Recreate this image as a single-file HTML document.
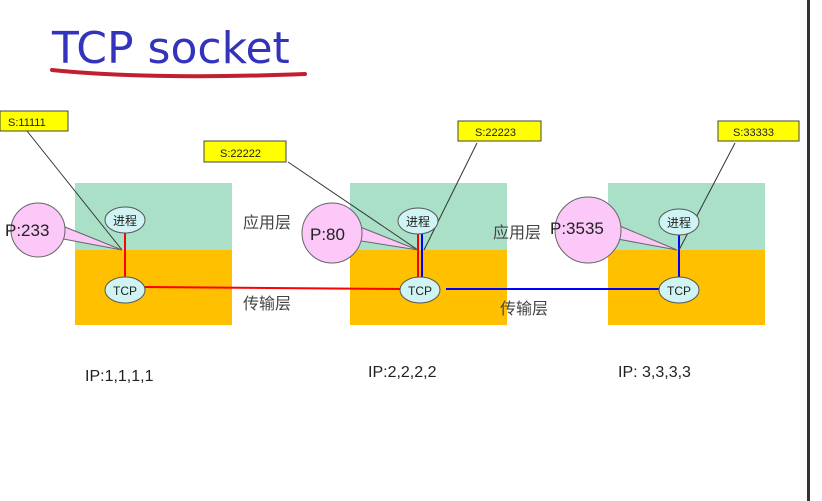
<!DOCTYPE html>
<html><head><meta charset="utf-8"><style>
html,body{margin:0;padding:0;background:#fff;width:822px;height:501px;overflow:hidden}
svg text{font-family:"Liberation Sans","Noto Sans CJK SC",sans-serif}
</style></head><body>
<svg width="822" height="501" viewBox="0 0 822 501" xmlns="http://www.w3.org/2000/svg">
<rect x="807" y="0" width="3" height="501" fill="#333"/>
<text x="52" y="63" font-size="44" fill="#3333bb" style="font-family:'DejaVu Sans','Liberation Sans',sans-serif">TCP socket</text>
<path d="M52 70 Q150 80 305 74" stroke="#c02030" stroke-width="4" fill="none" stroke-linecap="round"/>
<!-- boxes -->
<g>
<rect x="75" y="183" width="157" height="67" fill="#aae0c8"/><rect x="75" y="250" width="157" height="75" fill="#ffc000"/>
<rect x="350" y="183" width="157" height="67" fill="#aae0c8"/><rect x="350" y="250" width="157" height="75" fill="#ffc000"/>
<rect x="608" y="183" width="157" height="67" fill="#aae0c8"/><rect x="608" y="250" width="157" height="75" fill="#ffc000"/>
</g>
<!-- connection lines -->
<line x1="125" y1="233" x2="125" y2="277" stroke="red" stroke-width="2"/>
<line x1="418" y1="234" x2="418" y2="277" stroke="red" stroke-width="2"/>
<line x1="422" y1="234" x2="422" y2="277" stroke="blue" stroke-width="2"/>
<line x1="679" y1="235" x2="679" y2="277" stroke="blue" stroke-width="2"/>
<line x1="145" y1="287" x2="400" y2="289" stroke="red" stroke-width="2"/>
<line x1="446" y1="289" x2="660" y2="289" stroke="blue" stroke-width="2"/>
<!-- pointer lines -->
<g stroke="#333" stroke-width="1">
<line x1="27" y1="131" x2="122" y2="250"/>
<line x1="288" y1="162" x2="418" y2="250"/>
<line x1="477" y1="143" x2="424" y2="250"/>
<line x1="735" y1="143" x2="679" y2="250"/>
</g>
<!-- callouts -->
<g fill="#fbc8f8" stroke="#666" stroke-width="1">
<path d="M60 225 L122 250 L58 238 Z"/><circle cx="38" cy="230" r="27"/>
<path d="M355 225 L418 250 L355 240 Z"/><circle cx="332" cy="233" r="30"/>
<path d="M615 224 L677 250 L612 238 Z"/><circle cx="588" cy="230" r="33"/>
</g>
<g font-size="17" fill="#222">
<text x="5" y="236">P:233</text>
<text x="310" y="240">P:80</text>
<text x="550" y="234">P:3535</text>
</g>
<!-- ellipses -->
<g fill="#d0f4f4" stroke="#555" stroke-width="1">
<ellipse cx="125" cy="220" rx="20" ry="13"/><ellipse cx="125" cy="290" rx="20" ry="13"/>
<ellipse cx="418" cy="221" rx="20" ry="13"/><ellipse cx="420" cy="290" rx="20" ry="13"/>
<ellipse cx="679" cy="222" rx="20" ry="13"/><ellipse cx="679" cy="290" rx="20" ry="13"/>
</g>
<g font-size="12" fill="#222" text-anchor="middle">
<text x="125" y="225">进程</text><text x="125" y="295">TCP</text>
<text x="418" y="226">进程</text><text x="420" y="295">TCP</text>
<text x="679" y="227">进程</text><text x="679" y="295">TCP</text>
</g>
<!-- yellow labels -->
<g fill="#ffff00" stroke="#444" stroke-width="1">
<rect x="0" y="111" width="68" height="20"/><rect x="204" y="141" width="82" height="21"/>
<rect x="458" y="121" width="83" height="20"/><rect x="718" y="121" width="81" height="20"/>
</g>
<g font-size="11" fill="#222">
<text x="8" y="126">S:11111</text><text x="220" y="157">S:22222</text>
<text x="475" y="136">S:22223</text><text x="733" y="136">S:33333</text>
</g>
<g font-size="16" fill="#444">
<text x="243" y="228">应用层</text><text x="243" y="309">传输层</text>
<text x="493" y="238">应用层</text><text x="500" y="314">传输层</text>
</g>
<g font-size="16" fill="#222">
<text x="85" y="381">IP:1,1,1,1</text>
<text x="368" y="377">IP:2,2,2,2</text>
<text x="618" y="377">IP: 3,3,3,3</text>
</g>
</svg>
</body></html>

★ ★ ★ ★ ★ ★ ★

Give the data again exactly as written, with all pictures left out.

• _Full solution_:
Recreate this image as a single-file HTML document.
<!DOCTYPE html>
<html><head><meta charset="utf-8"><style>
html,body{margin:0;padding:0;background:#fff;width:822px;height:501px;overflow:hidden}
svg text{font-family:"Liberation Sans","Noto Sans CJK SC",sans-serif}
</style></head><body>
<svg width="822" height="501" viewBox="0 0 822 501" xmlns="http://www.w3.org/2000/svg">
<rect x="807" y="0" width="3" height="501" fill="#333"/>
<text x="52" y="63" font-size="44" fill="#3333bb" style="font-family:'DejaVu Sans','Liberation Sans',sans-serif">TCP socket</text>
<path d="M52 70 Q150 80 305 74" stroke="#c02030" stroke-width="4" fill="none" stroke-linecap="round"/>
<!-- boxes -->
<g>
<rect x="75" y="183" width="157" height="67" fill="#aae0c8"/><rect x="75" y="250" width="157" height="75" fill="#ffc000"/>
<rect x="350" y="183" width="157" height="67" fill="#aae0c8"/><rect x="350" y="250" width="157" height="75" fill="#ffc000"/>
<rect x="608" y="183" width="157" height="67" fill="#aae0c8"/><rect x="608" y="250" width="157" height="75" fill="#ffc000"/>
</g>
<!-- connection lines -->
<line x1="125" y1="233" x2="125" y2="277" stroke="red" stroke-width="2"/>
<line x1="418" y1="234" x2="418" y2="277" stroke="red" stroke-width="2"/>
<line x1="422" y1="234" x2="422" y2="277" stroke="blue" stroke-width="2"/>
<line x1="679" y1="235" x2="679" y2="277" stroke="blue" stroke-width="2"/>
<line x1="145" y1="287" x2="400" y2="289" stroke="red" stroke-width="2"/>
<line x1="446" y1="289" x2="660" y2="289" stroke="blue" stroke-width="2"/>
<!-- pointer lines -->
<g stroke="#333" stroke-width="1">
<line x1="27" y1="131" x2="122" y2="250"/>
<line x1="288" y1="162" x2="418" y2="250"/>
<line x1="477" y1="143" x2="424" y2="250"/>
<line x1="735" y1="143" x2="679" y2="250"/>
</g>
<!-- callouts -->
<g fill="#fbc8f8" stroke="#666" stroke-width="1">
<path d="M60 225 L122 250 L58 238 Z"/><circle cx="38" cy="230" r="27"/>
<path d="M355 225 L418 250 L355 240 Z"/><circle cx="332" cy="233" r="30"/>
<path d="M615 224 L677 250 L612 238 Z"/><circle cx="588" cy="230" r="33"/>
</g>
<g font-size="17" fill="#222">
<text x="5" y="236">P:233</text>
<text x="310" y="240">P:80</text>
<text x="550" y="234">P:3535</text>
</g>
<!-- ellipses -->
<g fill="#d0f4f4" stroke="#555" stroke-width="1">
<ellipse cx="125" cy="220" rx="20" ry="13"/><ellipse cx="125" cy="290" rx="20" ry="13"/>
<ellipse cx="418" cy="221" rx="20" ry="13"/><ellipse cx="420" cy="290" rx="20" ry="13"/>
<ellipse cx="679" cy="222" rx="20" ry="13"/><ellipse cx="679" cy="290" rx="20" ry="13"/>
</g>
<g font-size="12" fill="#222" text-anchor="middle">
<text x="125" y="225">进程</text><text x="125" y="295">TCP</text>
<text x="418" y="226">进程</text><text x="420" y="295">TCP</text>
<text x="679" y="227">进程</text><text x="679" y="295">TCP</text>
</g>
<!-- yellow labels -->
<g fill="#ffff00" stroke="#444" stroke-width="1">
<rect x="0" y="111" width="68" height="20"/><rect x="204" y="141" width="82" height="21"/>
<rect x="458" y="121" width="83" height="20"/><rect x="718" y="121" width="81" height="20"/>
</g>
<g font-size="11" fill="#222">
<text x="8" y="126">S:11111</text><text x="220" y="157">S:22222</text>
<text x="475" y="136">S:22223</text><text x="733" y="136">S:33333</text>
</g>
<g font-size="16" fill="#444">
<text x="243" y="228">应用层</text><text x="243" y="309">传输层</text>
<text x="493" y="238">应用层</text><text x="500" y="314">传输层</text>
</g>
<g font-size="16" fill="#222">
<text x="85" y="381">IP:1,1,1,1</text>
<text x="368" y="377">IP:2,2,2,2</text>
<text x="618" y="377">IP: 3,3,3,3</text>
</g>
</svg>
</body></html>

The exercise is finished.